Gradually alienated from his life and his family, Benny is a 14-year-old who spends almost all his time watching violent videos and shooting with his own handheld camera through his room window. As Benny begins to lose his mental health and his perception of reality changes day by day, he decides to make a violent film with a girl…

This is a horror film without a ghost, vampire, or monster. It takes place in everyday life. Our indifference to the world we watch from the screen is one of the most horrific facts for Haneke.

The narcissistic individuals of the consumer society and the fragile nature of the family institution are his other obsessions, and “Benny’s Video” perfectly manages to emphasize these issues.

Whilst it reveals how violent the family as an institution is in a much more brutal and realistic way than the newspapers, it also pushes the audience to think about violence in today’s life.

 

5. The Hourglass Sanatorium (1973)

The Hourglass Sanatorium (1973)

This splendid film is an adaptation of Bruno Schulz’s story collection “Sanatorium Under the Sign of the Hourglass.”

“The Hourglass Sanatorium,” which was postponed several times by the political authority and completed only years later, was sent to Cannes illegally. Despite being nominated for the Palme d’Or and returning from France with the Jury Prize, the film was banned in Poland. And the most frightening part was the film ban on director Wojciech Has.

We follow the story of a young Jewish man travels to the sanatorium to visit his father. This journey into a dream-like world becomes aurally dazzling thanks to the magic of the uncertainty and temporariness of time.

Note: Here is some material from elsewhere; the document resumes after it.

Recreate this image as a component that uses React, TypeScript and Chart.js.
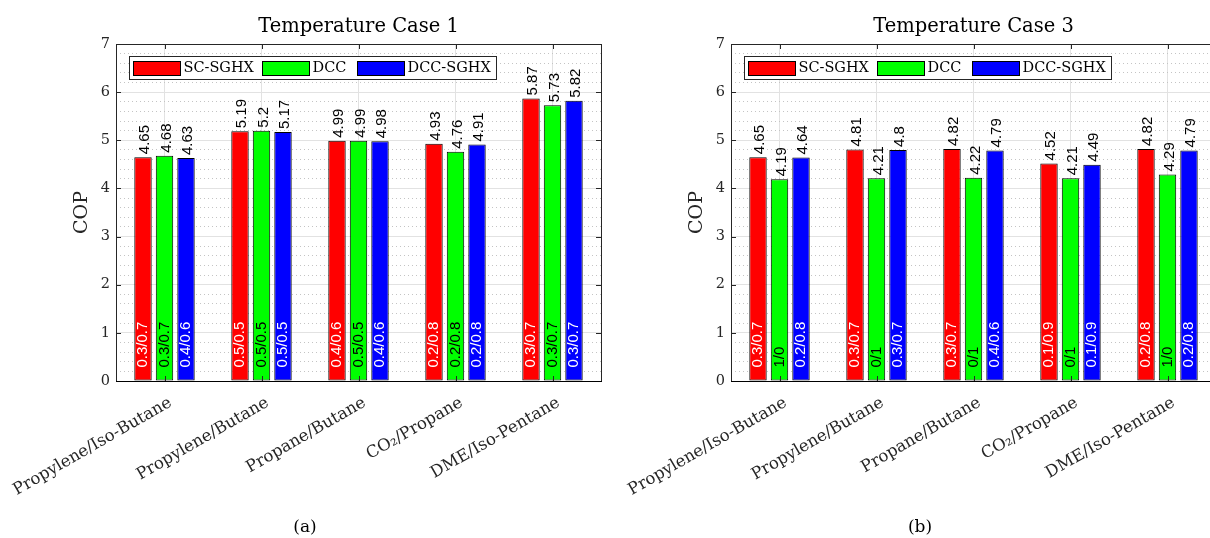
import React, { useEffect, useRef } from "react";
import { Chart, registerables } from "chart.js";

Chart.register(...registerables);

// ---------- data ----------
const categories = ["Propylene/Iso-Butane", "Propylene/Butane", "Propane/Butane", "CO₂/Propane", "DME/Iso-Pentane"];
const seriesNames = ["SC-SGHX", "DCC", "DCC-SGHX"];
const seriesColors = ["#FF0000", "#00FF00", "#0000FF"];
const ratioTextColors = ["#FFFFFF", "#000000", "#FFFFFF"];

const case1SCSGHX = [4.65, 5.19, 4.99, 4.93, 5.87];
const case1DCC = [4.68, 5.2, 4.99, 4.76, 5.73];
const case1DCCSGHX = [4.63, 5.17, 4.98, 4.91, 5.82];
const case1SCSGHXRatio = ["0.3/0.7", "0.5/0.5", "0.4/0.6", "0.2/0.8", "0.3/0.7"];
const case1DCCRatio = ["0.3/0.7", "0.5/0.5", "0.5/0.5", "0.2/0.8", "0.3/0.7"];
const case1DCCSGHXRatio = ["0.4/0.6", "0.5/0.5", "0.4/0.6", "0.2/0.8", "0.3/0.7"];

const case3SCSGHX = [4.65, 4.81, 4.82, 4.52, 4.82];
const case3DCC = [4.19, 4.21, 4.22, 4.21, 4.29];
const case3DCCSGHX = [4.64, 4.8, 4.79, 4.49, 4.79];
const case3SCSGHXRatio = ["0.3/0.7", "0.3/0.7", "0.3/0.7", "0.1/0.9", "0.2/0.8"];
const case3DCCRatio = ["1/0", "0/1", "0/1", "0/1", "1/0"];
const case3DCCSGHXRatio = ["0.2/0.8", "0.3/0.7", "0.4/0.6", "0.1/0.9", "0.2/0.8"];

const yMin = 0;
const yMax = 7;
const yMajorStep = 1;
const yMinorStep = 0.2;

const titles = ["Temperature Case 1", "Temperature Case 3"];
const captions = ["(a)", "(b)"];

// ---------- styling ----------
const SERIF = '"DejaVu Serif", "Liberation Serif", serif';
const SANS = '"Liberation Sans", Arial, sans-serif';
const AXIS = "#262626";
const CANVAS_W = 615;
const CANVAS_H = 538;

const barLabelPlugin = {
  id: "barLabels",
  afterDatasetsDraw(chart: any) {
    const ctx = chart.ctx;
    chart.data.datasets.forEach((ds: any, di: number) => {
      const meta = chart.getDatasetMeta(di);
      meta.data.forEach((bar: any, i: number) => {
        const { x, y, base } = bar.getProps(["x", "y", "base"], true);
        ctx.save();
        ctx.font = "15px " + SANS;
        ctx.textAlign = "left";
        ctx.textBaseline = "middle";
        ctx.translate(x + 2, y - 3);
        ctx.rotate(-Math.PI / 2);
        ctx.fillStyle = "#000";
        ctx.fillText(String(ds.data[i]), 0, 0);
        ctx.restore();

        ctx.save();
        ctx.font = "15px " + SANS;
        ctx.textAlign = "left";
        ctx.textBaseline = "middle";
        ctx.translate(x, base - 13);
        ctx.rotate(-Math.PI / 2);
        ctx.fillStyle = ds.ratioColor;
        ctx.fillText(ds.ratios[i], 0, 0);
        ctx.restore();
      });
    });
  },
};

const framePlugin = {
  id: "frame",
  afterDatasetsDraw(chart: any, _args: any, opts: any) {
    const ctx = chart.ctx;
    const { left, right, top, bottom } = chart.chartArea;
    const xs = chart.scales.x;
    const ys = chart.scales.y;
    ctx.save();
    ctx.lineWidth = 1;
    ctx.strokeStyle = AXIS;
    // ticks
    ctx.beginPath();
    for (let v = yMin; v <= yMax; v += yMajorStep) {
      const py = Math.round(ys.getPixelForValue(v)) + 0.5;
      ctx.moveTo(left, py);
      ctx.lineTo(left + 5, py);
      ctx.moveTo(right, py);
      ctx.lineTo(right - 5, py);
    }
    for (let i = 0; i < chart.data.labels.length; i++) {
      const px = Math.round(xs.getPixelForValue(i)) + 0.5;
      ctx.moveTo(px, top);
      ctx.lineTo(px, top + 5);
      ctx.moveTo(px, bottom);
      ctx.lineTo(px, bottom - 5);
    }
    ctx.stroke();
    // box
    ctx.strokeRect(Math.round(left) + 0.5, Math.round(top) + 0.5, Math.round(right - left), Math.round(bottom - top));
    ctx.beginPath();
    ctx.strokeStyle = "#000";
    ctx.moveTo(left, Math.round(bottom) + 0.5);
    ctx.lineTo(right + 1, Math.round(bottom) + 0.5);
    ctx.stroke();

    // title
    ctx.fillStyle = "#000";
    ctx.font = "19.5px " + SERIF;
    ctx.textAlign = "center";
    ctx.textBaseline = "alphabetic";
    ctx.fillText(opts.title, (left + right) / 2, 32);

    // legend
    const bx = Math.round(left) + 13 + 0.5;
    const by = Math.round(top) + 12 + 0.5;
    const bw = 367;
    const bh = 23;
    ctx.fillStyle = "#fff";
    ctx.fillRect(bx, by, bw, bh);
    ctx.strokeStyle = AXIS;
    ctx.strokeRect(bx, by, bw, bh);
    const offsets = [4, 133, 228];
    chart.data.datasets.forEach((ds: any, di: number) => {
      const sx = bx + offsets[di];
      const sy = by + 5;
      ctx.fillStyle = ds.backgroundColor;
      ctx.fillRect(sx, sy, 47, 14);
      ctx.strokeStyle = "#000";
      ctx.strokeRect(sx, sy, 47, 14);
      ctx.fillStyle = "#000";
      ctx.font = "14.5px " + SERIF;
      ctx.textAlign = "left";
      ctx.textBaseline = "middle";
      ctx.fillText(ds.label, sx + 50, by + bh / 2 + 0.5);
    });
    ctx.restore();
  },
};

function makeConfig(title: string, values: number[][], ratios: string[][]): any {
  return {
    type: "bar",
    data: {
      labels: categories,
      datasets: seriesNames.map((name, i) => ({
        label: name,
        data: values[i],
        ratios: ratios[i],
        ratioColor: ratioTextColors[i],
        backgroundColor: seriesColors[i],
        borderColor: "#000",
        borderWidth: 1,
        borderSkipped: false,
        categoryPercentage: 0.665,
        barPercentage: 0.81,
      })),
    },
    options: {
      animation: false,
      responsive: false,
      devicePixelRatio: 1,
      layout: { padding: { top: 44, right: 14, left: 0, bottom: 0 } },
      plugins: {
        legend: { display: false },
        title: { display: false },
        tooltip: { enabled: false },
        frame: { title },
      },
      scales: {
        x: {
          type: "category",
          offset: true,
          grid: { offset: false, color: "#e2e2e2", drawTicks: false },
          border: { display: false },
          ticks: {
            font: { family: SERIF, size: 16.5 },
            color: AXIS,
            minRotation: 30,
            maxRotation: 30,
            padding: 12,
            labelOffset: 6,
            autoSkip: false,
          },
          afterFit: (s: any) => {
            s.height = CANVAS_H - 381;
            s.paddingLeft = 0;
            s.paddingRight = 0;
          },
        },
        yMinor: {
          type: "linear",
          position: "left",
          min: yMin,
          max: yMax,
          ticks: { stepSize: yMinorStep, display: false },
          grid: {
            drawTicks: false,
            color: (c: any) =>
              Math.abs(c.tick.value - Math.round(c.tick.value)) < 1e-6 ? "rgba(0,0,0,0)" : "#c4c4c4",
          },
          border: { display: false, dash: [1, 3] },
          afterFit: (s: any) => {
            s.width = 0;
            s.paddingTop = 0;
            s.paddingBottom = 0;
          },
        },
        y: {
          type: "linear",
          position: "left",
          min: yMin,
          max: yMax,
          ticks: {
            stepSize: yMajorStep,
            font: { family: SERIF, size: 14.5 },
            color: AXIS,
            padding: 6,
          },
          grid: { color: "#e2e2e2", drawTicks: false },
          border: { display: false },
          title: {
            display: true,
            text: "COP",
            font: { family: SERIF, size: 19 },
            color: AXIS,
            padding: { top: 70.6, bottom: 0 },
          },
          afterFit: (s: any) => {
            s.width = 116;
            s.paddingTop = 0;
            s.paddingBottom = 0;
          },
        },
      },
    },
    plugins: [barLabelPlugin, framePlugin],
  };
}

function BarPanel(props: { title: string; values: number[][]; ratios: string[][]; left: number; caption: string }) {
  const ref = useRef<HTMLCanvasElement | null>(null);
  useEffect(() => {
    if (!ref.current) return;
    const chart = new Chart(ref.current, makeConfig(props.title, props.values, props.ratios));
    return () => chart.destroy();
  }, []);
  return (
    <>
      <canvas
        ref={ref}
        width={CANVAS_W}
        height={CANVAS_H}
        style={{ position: "absolute", left: props.left, top: 0, width: CANVAS_W, height: CANVAS_H }}
      />
      <div
        style={{
          position: "absolute",
          left: props.left + 305 - 40,
          width: 80,
          top: 515,
          textAlign: "center",
          fontFamily: SERIF,
          fontSize: 17,
          lineHeight: "22px",
          color: "#000",
        }}
      >
        {props.caption}
      </div>
    </>
  );
}

export default function App() {
  return (
    <div
      style={{
        position: "absolute",
        left: 0,
        top: 0,
        width: 1210,
        height: 538,
        overflow: "hidden",
        background: "#fff",
      }}
    >
      <BarPanel
        title={titles[0]}
        values={[case1SCSGHX, case1DCC, case1DCCSGHX]}
        ratios={[case1SCSGHXRatio, case1DCCRatio, case1DCCSGHXRatio]}
        left={0}
        caption={captions[0]}
      />
      <BarPanel
        title={titles[1]}
        values={[case3SCSGHX, case3DCC, case3DCCSGHX]}
        ratios={[case3SCSGHXRatio, case3DCCRatio, case3DCCSGHXRatio]}
        left={615}
        caption={captions[1]}
      />
    </div>
  );
}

This surrealist masterpiece offers a unique and uncanny experience with strange characters, memories, delusions, images from Poland’s past, and an extraordinary soundtrack.

It’s a stunning cult film that pushes the audience to stay in balance at the junction between existence and nothingness, real and unreal.

“The Hourglass Sanatorium” is among 21 digitally restored classic Polish films chosen for Martin Scorsese Presents: Masterpieces of Polish Cinema.